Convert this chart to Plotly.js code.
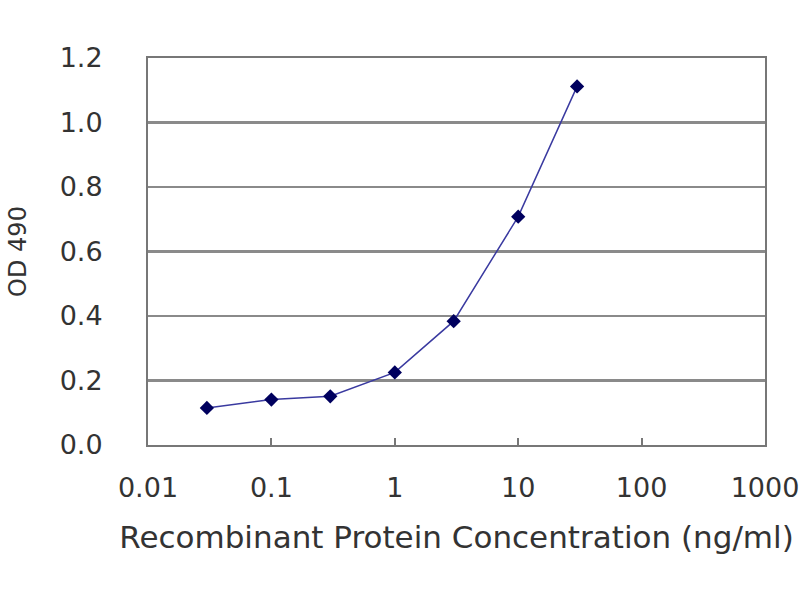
<!DOCTYPE html>
<html>
<head>
<meta charset="utf-8">
<script src="https://cdn.plot.ly/plotly-3.0.1.min.js"></script>
<style>html,body{margin:0;padding:0;background:#fff;}#chart{width:800px;height:600px;}</style>
</head>
<body>
<div id="chart"></div>
<script>
const concentration = [0.03, 0.1, 0.3, 1, 3, 10, 30];
const od490 = [0.115, 0.141, 0.151, 0.225, 0.384, 0.708, 1.112];
const xTickVals = [0.01, 0.1, 1, 10, 100, 1000];
const xTickText = ["0.01", "0.1", "1", "10", "100", "1000"];
const yTickVals = [0, 0.2, 0.4, 0.6, 0.8, 1.0, 1.2];
const yTickText = ["0.0", "0.2", "0.4", "0.6", "0.8", "1.0", "1.2"];

const trace = {
  x: concentration,
  y: od490,
  type: "scatter",
  mode: "lines+markers",
  line: {color: "#3a3aa0", width: 1.5},
  marker: {symbol: "diamond", size: 11, color: "#00005e"},
  cliponaxis: false,
  hoverinfo: "none"
};

const font = {family: "DejaVu Sans, Liberation Sans, Arial, sans-serif", size: 27, color: "#333333"};

const layout = {
  width: 800, height: 600,
  margin: {l: 148, r: 35, t: 58, b: 155},
  paper_bgcolor: "#ffffff",
  plot_bgcolor: "#ffffff",
  showlegend: false,
  font: font,
  xaxis: {
    type: "log",
    range: [-2, 3],
    tickvals: xTickVals,
    ticktext: xTickText,
    tickfont: font,
    ticks: "inside",
    ticklen: 7,
    tickwidth: 2,
    tickcolor: "#777777",
    ticklabelstandoff: 18,
    showgrid: false,
    zeroline: false,
    showline: true,
    linecolor: "#777777",
    linewidth: 2,
    mirror: true,
    title: {text: "Recombinant Protein Concentration (ng/ml)", font: {family: font.family, size: 31, color: "#333333"}, standoff: 24}
  },
  yaxis: {
    range: [0, 1.2],
    tickvals: yTickVals,
    ticktext: yTickText,
    tickfont: font,
    ticks: "",
    ticklabelstandoff: 38,
    showgrid: true,
    gridcolor: "#8a8a8a",
    gridwidth: 2.5,
    zeroline: false,
    showline: true,
    linecolor: "#777777",
    linewidth: 2,
    mirror: true,
    title: {text: "OD 490", font: {family: font.family, size: 24, color: "#333333"}, standoff: 26}
  }
};

Plotly.newPlot("chart", [trace], layout, {staticPlot: true, displayModeBar: false});
</script>
</body>
</html>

☆ ☆ ☆ ☆ ☆

Please write out all of the material above without changing a word, and omit any pictures.

Expected answer:
Convert this chart to Plotly.js code.
<!DOCTYPE html>
<html>
<head>
<meta charset="utf-8">
<script src="https://cdn.plot.ly/plotly-3.0.1.min.js"></script>
<style>html,body{margin:0;padding:0;background:#fff;}#chart{width:800px;height:600px;}</style>
</head>
<body>
<div id="chart"></div>
<script>
const concentration = [0.03, 0.1, 0.3, 1, 3, 10, 30];
const od490 = [0.115, 0.141, 0.151, 0.225, 0.384, 0.708, 1.112];
const xTickVals = [0.01, 0.1, 1, 10, 100, 1000];
const xTickText = ["0.01", "0.1", "1", "10", "100", "1000"];
const yTickVals = [0, 0.2, 0.4, 0.6, 0.8, 1.0, 1.2];
const yTickText = ["0.0", "0.2", "0.4", "0.6", "0.8", "1.0", "1.2"];

const trace = {
  x: concentration,
  y: od490,
  type: "scatter",
  mode: "lines+markers",
  line: {color: "#3a3aa0", width: 1.5},
  marker: {symbol: "diamond", size: 11, color: "#00005e"},
  cliponaxis: false,
  hoverinfo: "none"
};

const font = {family: "DejaVu Sans, Liberation Sans, Arial, sans-serif", size: 27, color: "#333333"};

const layout = {
  width: 800, height: 600,
  margin: {l: 148, r: 35, t: 58, b: 155},
  paper_bgcolor: "#ffffff",
  plot_bgcolor: "#ffffff",
  showlegend: false,
  font: font,
  xaxis: {
    type: "log",
    range: [-2, 3],
    tickvals: xTickVals,
    ticktext: xTickText,
    tickfont: font,
    ticks: "inside",
    ticklen: 7,
    tickwidth: 2,
    tickcolor: "#777777",
    ticklabelstandoff: 18,
    showgrid: false,
    zeroline: false,
    showline: true,
    linecolor: "#777777",
    linewidth: 2,
    mirror: true,
    title: {text: "Recombinant Protein Concentration (ng/ml)", font: {family: font.family, size: 31, color: "#333333"}, standoff: 24}
  },
  yaxis: {
    range: [0, 1.2],
    tickvals: yTickVals,
    ticktext: yTickText,
    tickfont: font,
    ticks: "",
    ticklabelstandoff: 38,
    showgrid: true,
    gridcolor: "#8a8a8a",
    gridwidth: 2.5,
    zeroline: false,
    showline: true,
    linecolor: "#777777",
    linewidth: 2,
    mirror: true,
    title: {text: "OD 490", font: {family: font.family, size: 24, color: "#333333"}, standoff: 26}
  }
};

Plotly.newPlot("chart", [trace], layout, {staticPlot: true, displayModeBar: false});
</script>
</body>
</html>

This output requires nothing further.